Здесь ещё не знают про войны. И оружия у них нет. И далеко им ещё до архимедов и коперников, до цезарей и президентов, до парового двигателя и компьютера.
Оаоу приходила ко мне всегда под вечер, и мы подолгу разговаривали, сидя на крыльце моего жилища, откуда хорошо просматривался меловый утёс, возвышающийся над океаном, на вершине которого каждый день веселились молодые люди. Отважные парни поочерёдно прыгали с трёхсотфутовой высоты, прикрепив на спине что-то типа мини-крыльев, и парили.
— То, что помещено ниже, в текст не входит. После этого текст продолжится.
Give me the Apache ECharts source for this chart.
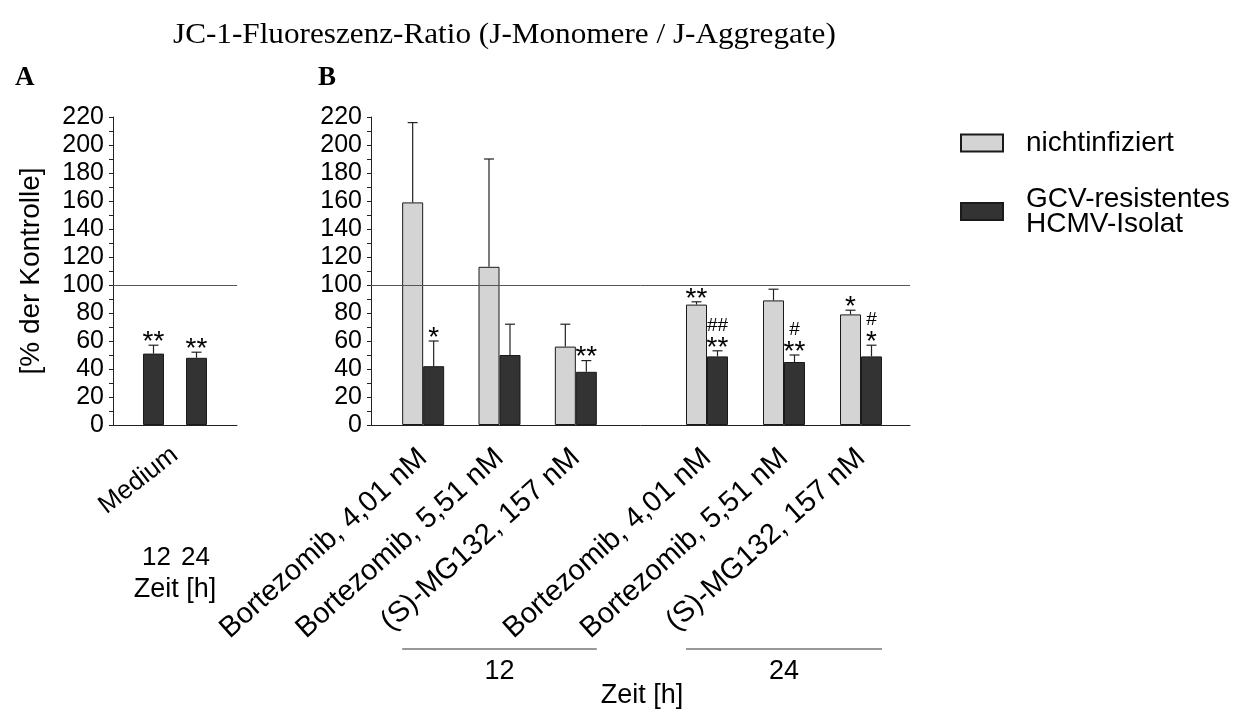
<!DOCTYPE html>
<html>
<head>
<meta charset="utf-8">
<script src="https://cdn.jsdelivr.net/npm/echarts@6/dist/echarts.min.js"></script>
<style>
  html, body { margin: 0; padding: 0; background: #fff; }
  #chart { width: 1238px; height: 709px; }
</style>
</head>
<body>
<div id="chart"></div>
<script>
// ---- data ----
const titleText = 'JC-1-Fluoreszenz-Ratio (J-Monomere / J-Aggregate)';
const panelLabels = ['A', 'B'];
const yAxisName = '[% der Kontrolle]';
const timeAxisName = 'Zeit [h]';
const timeLabels = ['12', '24'];
const yMin = 0, yMax = 220, yStep = 20;

const seriesNames = ['nichtinfiziert', 'GCV-resistentes\nHCMV-Isolat'];

// Panel A: medium control, infected cells, 12 h and 24 h
const mediumCategories = ['Medium'];
const medium12 = [51];
const medium12Sd = [6];
const medium12Sig = ['**'];
const medium24 = [48];
const medium24Sd = [4];
const medium24Sig = ['**'];

// Panel B: proteasome inhibitors
const drugCategories = ['Bortezomib, 4,01 nM', 'Bortezomib, 5,51 nM', '(S)-MG132, 157 nM'];
const uninf12 = [159, 113, 56];
const uninf12Sd = [57, 77, 16];
const uninf12Sig = ['', '', ''];
const gcv12 = [42, 50, 38];
const gcv12Sd = [18, 22, 8];
const gcv12Sig = ['*', '', '**'];
const uninf24 = [86, 89, 79];
const uninf24Sd = [2, 8, 3];
const uninf24Sig = ['**', '', '*'];
const gcv24 = [49, 45, 49];
const gcv24Sd = [4, 5, 8];
const gcv24Sig = ['##\n**', '#\n**', '#\n*'];

const referenceLevel = 100;

// ---- styles ----
const SANS = '"Liberation Sans", Arial, sans-serif';
const SERIF = '"Liberation Serif", "Times New Roman", serif';
const LIGHT = '#d4d4d4';
const DARK = '#333333';
const INK = '#222222';
const BAR_W = 21;
const A_GAP = 22;             // space between the two medium bars
const PLOT_TOP = 117, PLOT_H = 308;

const chart = echarts.init(document.getElementById('chart'), null, { renderer: 'canvas' });

function yAxisVisible(gridIndex) {
  return {
    type: 'value', gridIndex, min: yMin, max: yMax, interval: yStep,
    axisLine: { show: true, lineStyle: { color: INK, width: 1 } },
    axisTick: { show: true, length: 4, lineStyle: { color: INK } },
    minorTick: { show: true, splitNumber: 2, length: 4, lineStyle: { color: INK } },
    splitLine: { show: false },
    axisLabel: { fontFamily: SANS, fontSize: 25, color: '#000', margin: 9 }
  };
}
function yAxisHidden(gridIndex) {
  return { type: 'value', gridIndex, min: yMin, max: yMax, show: false, splitLine: { show: false } };
}
function categoryAxis(gridIndex, data, showLine, fontSize, rotate, margin) {
  return {
    type: 'category', gridIndex, data,
    axisLine: { show: showLine, lineStyle: { color: INK, width: 1 } },
    axisTick: { show: false },
    axisLabel: {
      interval: 0, rotate, fontFamily: SANS, fontSize, color: '#000',
      margin, align: 'right', verticalAlign: 'middle', lineHeight: fontSize
    }
  };
}

function barSeries(name, xi, yi, values, color, extra) {
  return Object.assign({
    type: 'bar', name, xAxisIndex: xi, yAxisIndex: yi, data: values,
    barWidth: BAR_W, z: 2,
    itemStyle: { color, borderColor: '#1a1a1a', borderWidth: 1 }
  }, extra || {});
}

// upper error whisker plus significance marks (stars, hashes) above it
function errorSeries(xi, yi, means, sds, sigs, offsetPx) {
  return {
    type: 'custom', xAxisIndex: xi, yAxisIndex: yi, z: 5, silent: true,
    data: means.map((m, i) => [i, m, m + sds[i]]),
    renderItem(params, api) {
      const i = api.value(0);
      const base = api.coord([i, api.value(1)]);
      const top = api.coord([i, api.value(2)]);
      const x = base[0] + offsetPx;
      const children = [
        { type: 'line', shape: { x1: x, y1: base[1], x2: x, y2: top[1] }, style: { stroke: INK, lineWidth: 1.2 } },
        { type: 'line', shape: { x1: x - 5, y1: top[1], x2: x + 5, y2: top[1] }, style: { stroke: INK, lineWidth: 1.2 } }
      ];
      const parts = (sigs[params.dataIndex] || '').split('\n').filter(Boolean).reverse();
      let y = top[1] - 9;
      parts.forEach((p, k) => {
        const isHash = p.indexOf('#') >= 0;
        if (k > 0) y -= 16;
        children.push({
          type: 'text',
          style: {
            text: p, x: x, y: isHash ? y : y + 6,
            fill: '#000', align: 'center', verticalAlign: 'middle',
            font: (isHash ? '19px ' : '28px ') + SANS
          }
        });
      });
      return { type: 'group', children };
    }
  };
}

function refLine(xi, yi) {
  return {
    type: 'line', xAxisIndex: xi, yAxisIndex: yi, data: [], z: 3, silent: true,
    markLine: {
      silent: true, symbol: ['none', 'none'], label: { show: false },
      lineStyle: { color: '#555', width: 1, type: 'solid' },
      data: [{ yAxis: referenceLevel }]
    }
  };
}

const halfA = (BAR_W + A_GAP) / 2;
const halfB = BAR_W / 2;

const option = {
  animation: false,
  backgroundColor: '#fff',
  grid: [
    { left: 113, top: PLOT_TOP, width: 124, height: PLOT_H, outerBoundsMode: 'none' },
    { left: 371, top: PLOT_TOP, width: 539, height: PLOT_H, outerBoundsMode: 'none' },
    { left: 385, top: PLOT_TOP, width: 229, height: PLOT_H, outerBoundsMode: 'none' },
    { left: 668.5, top: PLOT_TOP, width: 231, height: PLOT_H, outerBoundsMode: 'none' }
  ],
  xAxis: [
    categoryAxis(0, mediumCategories, true, 26, 38, 27),
    { type: 'value', gridIndex: 1, min: 0, max: 1, axisLine: { show: true, onZero: false, lineStyle: { color: INK, width: 1 } },
      axisTick: { show: false }, axisLabel: { show: false }, splitLine: { show: false } },
    categoryAxis(2, drugCategories, false, 29, 42, 29),
    categoryAxis(3, drugCategories, false, 29, 42, 29)
  ],
  yAxis: [
    Object.assign(yAxisVisible(0), {
      name: yAxisName, nameLocation: 'middle', nameGap: 68,
      nameTextStyle: { fontFamily: SANS, fontSize: 28, color: '#000' }
    }),
    yAxisVisible(1),
    yAxisHidden(2),
    yAxisHidden(3)
  ],
  legend: {
    data: seriesNames,
    orient: 'vertical', left: 960, top: 129, padding: 0,
    itemWidth: 42, itemHeight: 17, itemGap: 28, icon: 'rect',
    selectedMode: false,
    textStyle: { fontFamily: SANS, fontSize: 28, color: '#000', lineHeight: 25, padding: [0, 0, 0, 18] }
  },
  series: [
    barSeries(seriesNames[1], 0, 0, medium12, DARK, { barGap: (A_GAP / BAR_W * 100) + '%' }),
    barSeries(seriesNames[1], 0, 0, medium24, DARK),
    barSeries(seriesNames[0], 2, 2, uninf12, LIGHT, { barGap: '0%' }),
    barSeries(seriesNames[1], 2, 2, gcv12, DARK),
    barSeries(seriesNames[0], 3, 3, uninf24, LIGHT, { barGap: '0%' }),
    barSeries(seriesNames[1], 3, 3, gcv24, DARK),
    refLine(0, 0),
    refLine(1, 1),
    errorSeries(0, 0, medium12, medium12Sd, medium12Sig, -halfA),
    errorSeries(0, 0, medium24, medium24Sd, medium24Sig, halfA),
    errorSeries(2, 2, uninf12, uninf12Sd, uninf12Sig, -halfB),
    errorSeries(2, 2, gcv12, gcv12Sd, gcv12Sig, halfB),
    errorSeries(3, 3, uninf24, uninf24Sd, uninf24Sig, -halfB),
    errorSeries(3, 3, gcv24, gcv24Sd, gcv24Sig, halfB)
  ]
};
chart.setOption(option);

// ---- titles, panel letters and time-point brackets ----
const graphics = [
  { type: 'text', x: 173, y: 35, scaleX: 1.04,
    style: { text: titleText, font: '30px ' + SERIF, fill: '#000', verticalAlign: 'middle' } },
  { type: 'text', x: 15, y: 78,
    style: { text: panelLabels[0], font: 'bold 27px ' + SERIF, fill: '#000', verticalAlign: 'middle' } },
  { type: 'text', x: 318, y: 78,
    style: { text: panelLabels[1], font: 'bold 27px ' + SERIF, fill: '#000', verticalAlign: 'middle' } }
];

// panel A: time points under the two medium bars
const medX = chart.convertToPixel({ xAxisIndex: 0 }, mediumCategories[0]);
[-halfA, halfA].forEach((dx, k) => {
  graphics.push({ type: 'text', x: medX + dx + (k === 0 ? 3 : -1), y: 558,
    style: { text: timeLabels[k], font: '26px ' + SANS, fill: '#000', align: 'center', verticalAlign: 'middle' } });
});
graphics.push({ type: 'text', x: medX, y: 590,
  style: { text: timeAxisName, font: '27px ' + SANS, fill: '#000', align: 'center', verticalAlign: 'middle' } });

// panel B: bracket lines spanning each time block
const spans = [2, 3].map(xi => {
  const first = chart.convertToPixel({ xAxisIndex: xi }, drugCategories[0]);
  const last = chart.convertToPixel({ xAxisIndex: xi }, drugCategories[drugCategories.length - 1]);
  return [first - BAR_W, last + BAR_W];
});
spans.forEach((s, k) => {
  graphics.push({ type: 'line', shape: { x1: s[0], y1: 649, x2: s[1], y2: 649 }, style: { stroke: '#333', lineWidth: 1 } });
  graphics.push({ type: 'text', x: (s[0] + s[1]) / 2, y: 672,
    style: { text: timeLabels[k], font: '27px ' + SANS, fill: '#000', align: 'center', verticalAlign: 'middle' } });
});
graphics.push({ type: 'text', x: (spans[0][0] + spans[1][1]) / 2, y: 696,
  style: { text: timeAxisName, font: '27px ' + SANS, fill: '#000', align: 'center', verticalAlign: 'middle' } });

chart.setOption({ graphic: graphics });
</script>
</body>
</html>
— Оаоу, зачем они это делают? — спросил я однажды. — Они же рискуют разбиться.
— Как птицы! — она смеялась надо мной, думая, что я глупый, что не понимаю этой игры. — Они пробуют летать. Как птицы. Понимаешь? Внизу же вода, они не умрут, если упадут.
— Ветер снесёт их и ударит о скалы или камни внизу, — объяснял я причину своей тревоги.
— Они выбирают тихий день, без ветра. Это смелые люди. Но не все умеют летать, как птицы. — Оаоу мечтающим взглядом следила за очередным смельчаком, парящим над океаном. Он летел, расправив в стороны бутафорские орлиные крылья; в какой-то момент его приподняло потоком горячего воздуха и перевернуло: «лётчик» опрокинулся на спину, сложил крылья и спикировал, погрузившись в пучину, как в перину.
— Мы уважаем смелых, — с грустью произнесла Оаоу, — и не плачем по ним. Мы гордимся ими. Но иногда они погибают.
— А зачем им это? — поинтересовался я, и понял, что задал глупый вопрос: сам же в детстве мечтал стать лётчиком, и в десять лет прыгал с обрыва со старым грузовым парашютом, который мы с друзьями нашли недалеко от военного полигона.
Оаоу посмотрела на меня и снова рассмеялась.